* begin PROVIDED DATA *

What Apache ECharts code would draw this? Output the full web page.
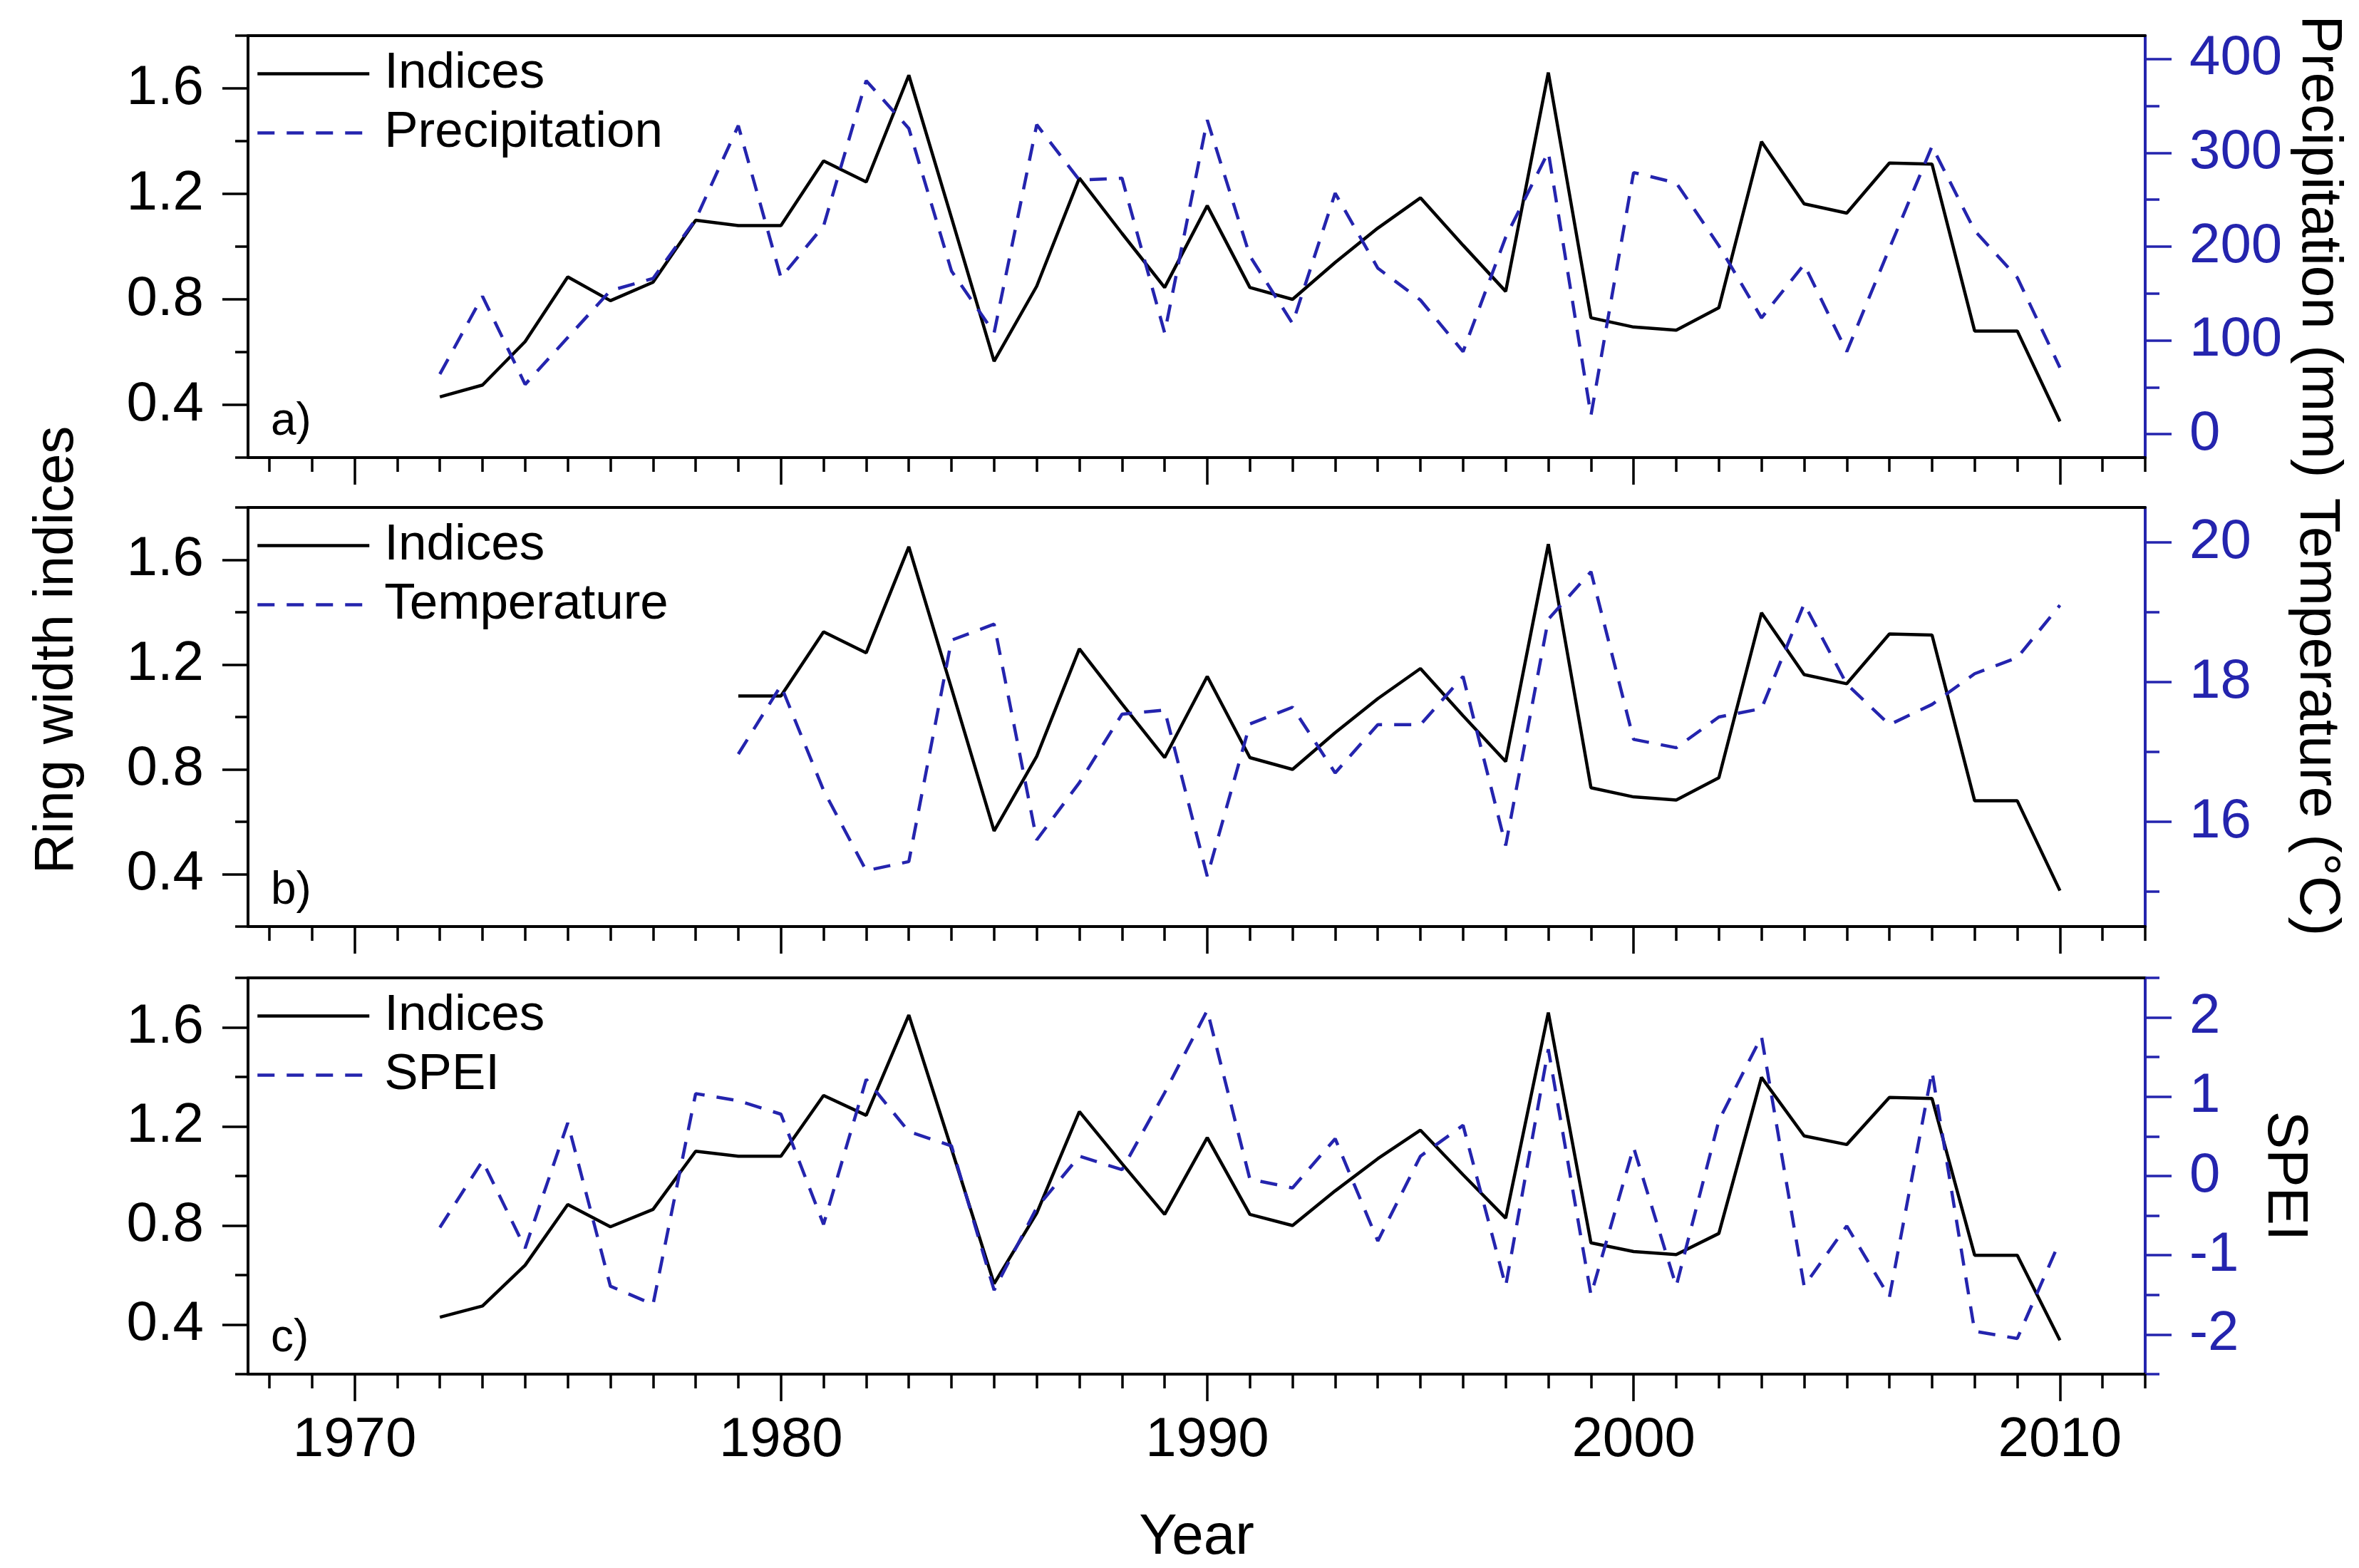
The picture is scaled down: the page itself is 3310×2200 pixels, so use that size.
<!DOCTYPE html>
<html>
<head>
<meta charset="utf-8">
<script src="https://cdn.jsdelivr.net/npm/echarts@6/dist/echarts.min.js"></script>
<style>
html, body { margin: 0; padding: 0; background: #fff; }
#chart { width: 3310px; height: 2200px; }
</style>
</head>
<body>
<div id="chart"></div>
<script>
// data, one value per year 1972-2010
var years = [1972, 1973, 1974, 1975, 1976, 1977, 1978, 1979, 1980, 1981,
             1982, 1983, 1984, 1985, 1986, 1987, 1988, 1989, 1990, 1991,
             1992, 1993, 1994, 1995, 1996, 1997, 1998, 1999, 2000, 2001,
             2002, 2003, 2004, 2005, 2006, 2007, 2008, 2009, 2010];

var indices = [0.43, 0.475, 0.64, 0.885, 0.795, 0.865, 1.10, 1.08, 1.08, 1.325,
               1.245, 1.65, 1.11, 0.565, 0.85, 1.26, 1.05, 0.845, 1.155, 0.845,
               0.80, 0.94, 1.07, 1.185, 1.005, 0.83, 1.66, 0.73, 0.695, 0.683,
               0.768, 1.398, 1.162, 1.127, 1.317, 1.313, 0.68, 0.68, 0.337];

var precipitation = [64, 147, 53, 103, 153, 166, 229, 329, 167, 222,
                     377, 326, 174, 108, 330, 271, 273, 108, 335, 190,
                     118, 257, 177, 143, 88, 210, 301, 20, 279, 268,
                     201, 124, 181, 88, 198, 307, 217, 167, 71];

// temperature record starts in 1979
var temperature = [null, null, null, null, null, null, null, 16.97, 17.95, 16.45,
                   15.3, 15.43, 18.6, 18.83, 15.74, 16.56, 17.54, 17.6, 15.22, 17.4,
                   17.64, 16.7, 17.39, 17.39, 18.08, 15.66, 18.9, 19.58, 17.18, 17.06,
                   17.5, 17.62, 19.12, 17.97, 17.39, 17.68, 18.12, 18.35, 19.1];

var spei = [-0.65, 0.19, -0.91, 0.67, -1.39, -1.62, 1.04, 0.95, 0.78, -0.61,
            1.22, 0.56, 0.38, -1.44, -0.4, 0.25, 0.08, 1.05, 2.09, -0.04,
            -0.15, 0.47, -0.82, 0.25, 0.64, -1.39, 1.6, -1.5, 0.36, -1.39,
            0.7, 1.76, -1.39, -0.63, -1.53, 1.32, -1.96, -2.05, -0.82];

// tick labels
var yearLabels = [1970, 1980, 1990, 2000, 2010];
var yearMinor = [1968, 1969, 1971, 1972, 1973, 1974, 1975, 1976, 1977, 1978, 1979,
                 1981, 1982, 1983, 1984, 1985, 1986, 1987, 1988, 1989,
                 1991, 1992, 1993, 1994, 1995, 1996, 1997, 1998, 1999,
                 2001, 2002, 2003, 2004, 2005, 2006, 2007, 2008, 2009, 2011, 2012];
var ringLabels = [0.4, 0.8, 1.2, 1.6];
var ringMinor = [0.2, 0.6, 1.0, 1.4, 1.8];

var panels = [
  { tag: 'a)', name: 'Precipitation', title: 'Precipitation (mm)', values: precipitation,
    min: -25, max: 425, major: [0, 100, 200, 300, 400], minor: [50, 150, 250, 350],
    top: 50, height: 592, gap: 200, indicesFrom: 0 },
  { tag: 'b)', name: 'Temperature', title: 'Temperature (\u00B0C)', values: temperature,
    min: 14.5, max: 20.5, major: [16, 18, 20], minor: [15, 17, 19],
    top: 712, height: 588, gap: 200, indicesFrom: 7 },
  { tag: 'c)', name: 'SPEI', title: 'SPEI', values: spei,
    min: -2.5, max: 2.5, major: [-2, -1, 0, 1, 2], minor: [-2.5, -1.5, -0.5, 0.5, 1.5, 2.5],
    top: 1372, height: 556, gap: 155, indicesFrom: 0 }
];

var FONT = 'Liberation Sans, Arial, sans-serif';
var BLUE = '#2424ae';
var LEFT = 348, RIGHT = 300;

function pairs(vals, from) {
  var out = [];
  for (var i = 0; i < years.length; i++) {
    out.push([years[i], (i < from || vals[i] == null) ? null : vals[i]]);
  }
  return out;
}

var grid = [], xAxis = [], yAxis = [], series = [], legend = [], graphic = [];

panels.forEach(function (p, i) {
  var last = i === panels.length - 1;
  grid.push({ left: LEFT, right: RIGHT, top: p.top, height: p.height });

  // bottom axis, long ticks + labels
  xAxis.push({
    type: 'value', gridIndex: i, position: 'bottom', min: 1967.5, max: 2012,
    axisLine: { onZero: false, lineStyle: { color: '#000', width: 4 } },
    axisTick: { customValues: yearLabels, length: 38, lineStyle: { color: '#000', width: 3.5 } },
    axisLabel: { show: last, customValues: yearLabels, margin: 54, fontSize: 78, fontFamily: FONT, color: '#000',
                 formatter: function (v) { return String(v); } },
    splitLine: { show: false },
    name: last ? 'Year' : '', nameLocation: 'middle', nameGap: 190,
    nameTextStyle: { fontSize: 80, fontFamily: FONT, color: '#000' }
  });
  // bottom axis, short yearly ticks
  xAxis.push({
    type: 'value', gridIndex: i, position: 'bottom', min: 1967.5, max: 2012,
    axisLine: { show: false, onZero: false },
    axisTick: { customValues: yearMinor, length: 20, lineStyle: { color: '#000', width: 3.5 } },
    axisLabel: { show: false }, splitLine: { show: false }
  });
  // top frame
  xAxis.push({
    type: 'value', gridIndex: i, position: 'top', min: 1967.5, max: 2012,
    axisLine: { onZero: false, lineStyle: { color: '#000', width: 4 } },
    axisTick: { show: false }, axisLabel: { show: false }, splitLine: { show: false }
  });

  // left axis
  yAxis.push({
    type: 'value', gridIndex: i, position: 'left', min: 0.2, max: 1.8,
    axisLine: { show: true, onZero: false, lineStyle: { color: '#000', width: 4 } },
    axisTick: { customValues: ringLabels, length: 36, lineStyle: { color: '#000', width: 3.5 } },
    axisLabel: { customValues: ringLabels, margin: 62, fontSize: 78, fontFamily: FONT, color: '#000',
                 formatter: function (v) { return v.toFixed(1); } },
    splitLine: { show: false }
  });
  yAxis.push({
    type: 'value', gridIndex: i, position: 'left', min: 0.2, max: 1.8,
    axisLine: { show: false, onZero: false },
    axisTick: { customValues: ringMinor, length: 18, lineStyle: { color: '#000', width: 3.5 } },
    axisLabel: { show: false }, splitLine: { show: false }
  });
  // right axis
  yAxis.push({
    type: 'value', gridIndex: i, position: 'right', min: p.min, max: p.max,
    axisLine: { show: true, onZero: false, lineStyle: { color: BLUE, width: 4 } },
    axisTick: { customValues: p.major, length: 37, lineStyle: { color: BLUE, width: 3.5 } },
    axisLabel: { customValues: p.major, margin: 62, fontSize: 78, fontFamily: FONT, color: BLUE },
    splitLine: { show: false },
    name: p.title, nameLocation: 'middle', nameRotate: -90, nameGap: p.gap,
    nameTextStyle: { fontSize: 80, fontFamily: FONT, color: '#000' }
  });
  yAxis.push({
    type: 'value', gridIndex: i, position: 'right', min: p.min, max: p.max,
    axisLine: { show: false, onZero: false },
    axisTick: { customValues: p.minor, length: 20, lineStyle: { color: BLUE, width: 3.5 } },
    axisLabel: { show: false }, splitLine: { show: false }
  });

  series.push({
    name: 'Indices', type: 'line', xAxisIndex: 3 * i, yAxisIndex: 4 * i,
    data: pairs(indices, p.indicesFrom), symbol: 'none', connectNulls: false,
    lineStyle: { color: '#000', width: 4.5 }, itemStyle: { color: '#000' }
  });
  series.push({
    name: p.name, type: 'line', xAxisIndex: 3 * i, yAxisIndex: 4 * i + 2,
    data: pairs(p.values, 0), symbol: 'none', connectNulls: false,
    lineStyle: { color: BLUE, width: 4.5, type: [24, 17] }, itemStyle: { color: BLUE }
  });

  legend.push({
    left: 359, top: p.top + 18, orient: 'vertical', padding: 0,
    itemWidth: 157, itemHeight: 60, itemGap: 12, selectedMode: false,
    data: ['Indices', p.name],
    itemStyle: { color: 'rgba(0,0,0,0)', borderWidth: 0, opacity: 0 },
    lineStyle: { width: 4.5 },
    textStyle: { fontSize: 71, fontFamily: FONT, color: '#000', padding: [0, 0, 0, 16] }
  });

  graphic.push({
    type: 'text', x: 380, y: p.top + p.height - 50,
    style: { text: p.tag, fontSize: 64, fontFamily: FONT, fill: '#000',
             textAlign: 'left', textVerticalAlign: 'middle', align: 'left', verticalAlign: 'middle' }
  });
});

graphic.push({
  type: 'text', x: 80, y: 912, rotation: Math.PI / 2,
  style: { text: 'Ring width indices', fontSize: 78, fontFamily: FONT, fill: '#000',
           textAlign: 'center', textVerticalAlign: 'middle', align: 'center', verticalAlign: 'middle' }
});

var chart = echarts.init(document.getElementById('chart'));
chart.setOption({
  animation: false,
  backgroundColor: '#fff',
  grid: grid,
  xAxis: xAxis,
  yAxis: yAxis,
  legend: legend,
  graphic: graphic,
  series: series
});
</script>
</body>
</html>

* end PROVIDED DATA *

_GIVEN REQUEST_.
Exactly reproduce the stretch from the line with "The picture is" through the line with "201, 124, 181, 88, 198, 307, 217, 167, 71];", including both ends and nothing else.

_REPLY TO THE EXERCISE_.
The picture is scaled down: the page itself is 3310×2200 pixels, so use that size.
<!DOCTYPE html>
<html>
<head>
<meta charset="utf-8">
<script src="https://cdn.jsdelivr.net/npm/echarts@6/dist/echarts.min.js"></script>
<style>
html, body { margin: 0; padding: 0; background: #fff; }
#chart { width: 3310px; height: 2200px; }
</style>
</head>
<body>
<div id="chart"></div>
<script>
// data, one value per year 1972-2010
var years = [1972, 1973, 1974, 1975, 1976, 1977, 1978, 1979, 1980, 1981,
             1982, 1983, 1984, 1985, 1986, 1987, 1988, 1989, 1990, 1991,
             1992, 1993, 1994, 1995, 1996, 1997, 1998, 1999, 2000, 2001,
             2002, 2003, 2004, 2005, 2006, 2007, 2008, 2009, 2010];

var indices = [0.43, 0.475, 0.64, 0.885, 0.795, 0.865, 1.10, 1.08, 1.08, 1.325,
               1.245, 1.65, 1.11, 0.565, 0.85, 1.26, 1.05, 0.845, 1.155, 0.845,
               0.80, 0.94, 1.07, 1.185, 1.005, 0.83, 1.66, 0.73, 0.695, 0.683,
               0.768, 1.398, 1.162, 1.127, 1.317, 1.313, 0.68, 0.68, 0.337];

var precipitation = [64, 147, 53, 103, 153, 166, 229, 329, 167, 222,
                     377, 326, 174, 108, 330, 271, 273, 108, 335, 190,
                     118, 257, 177, 143, 88, 210, 301, 20, 279, 268,
                     201, 124, 181, 88, 198, 307, 217, 167, 71];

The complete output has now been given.